AGES-Notfalleinsatzkräfte

Alle unsere Notfalleinsatzkräfte verfügen über eine mindestens 90-Stündige Ausbildung gemäß Interventionsverordnung 2020, welche durch zusätzliche Spezialausbildungen und jährliche Fortbildungen im Ausmaß von mindestens 16 Stunden ergänzt wird.

Um für den Ernstfall gut vorbereitet zu sein, finden regelmäßige Notfallübungen unserer Notfalleinsatzkräfte in Zusammenarbeit mit Behörden und Einsatzkräften statt. Unsere speziell ausgebildeten Notfalleinsatzkräfte können sowohl im Labor als auch vor Ort schnelle und genaue Radioaktivitätsmessungen durchführen und somit einen wichtigen Beitrag zum Schutz der Bevölkerung leisten.

Dabei kommen verschiedene Strahlenspürgeräte und Methoden zum Einsatz, wie z. B. Dosisleistungsmessgeräte, Kontaminationsmonitore, Nuklididentifikationsmessgeräte, Wischtests und mobile Reinstgermanium-Gammaspektrometrie-Geräte. Die so erhaltenen Messdaten und eine erste Einschätzung der radiologischen Lage vor Ort werden von unseren Notfalleinsatzkräften schnellstmöglich an das BMK weitergeleitet, damit entsprechende Entscheidungen getroffen werden können.

Bei radiologischen Notfällen sind unsere Notfalleinsatzkräfte in der Lage, selbst schwer nachweisbare radioaktive Stoffe, wie zum Beispiel Transurane, zu detektieren.

Mobiles Radioaktivitäts-Messlabor der AGES

Um unsere Bereitschaft und Reaktionsfähigkeit im Notfall zu verbessern, können unsere Notfalleinsatzkräfte direkt vor Ort ein mobiles Radioaktivitäts-Messlabor in Betrieb nehmen.
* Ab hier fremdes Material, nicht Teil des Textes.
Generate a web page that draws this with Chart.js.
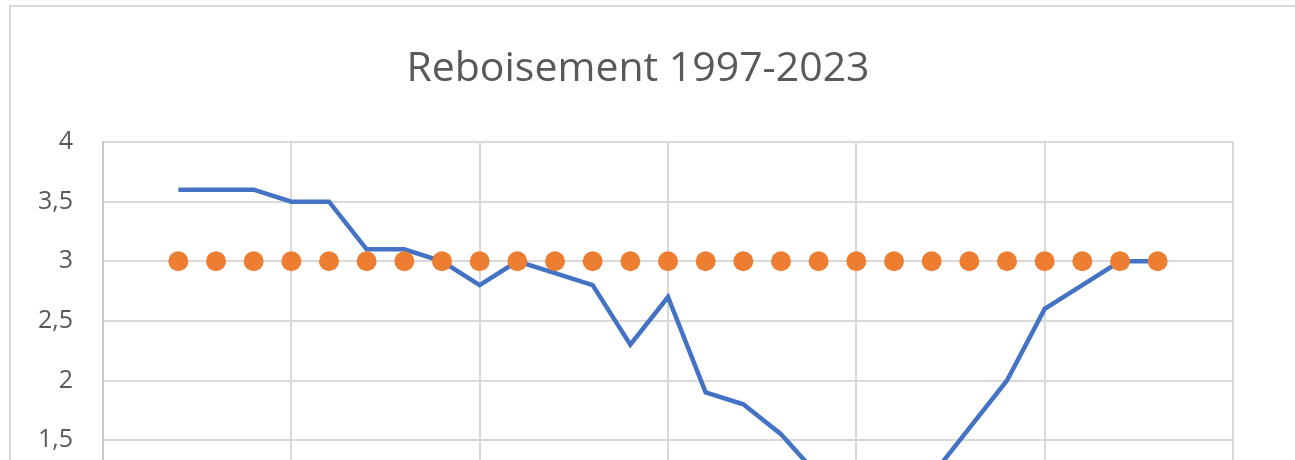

Unsere mobilen Messlabors sind so konzipiert, dass sie für mindestens 24 Stunden vollständig autark betrieben werden können und sowohl in einem Zelt als auch in Räumlichkeiten, wie zum Beispiel öffentlichen Gebäuden, flexibel einsetzbar sind. Das ist insbesondere in örtlich begrenzten radiologischen Notfällen von Vorteil, in denen akkreditierte Messergebnisse und schnelle Entscheidungsfindungen vor Ort erforderlich sind oder wenn längere Anfahrtswege zu den AGES-Labors aus zeitlichen oder einsatztaktischen Gründen nicht möglich sind.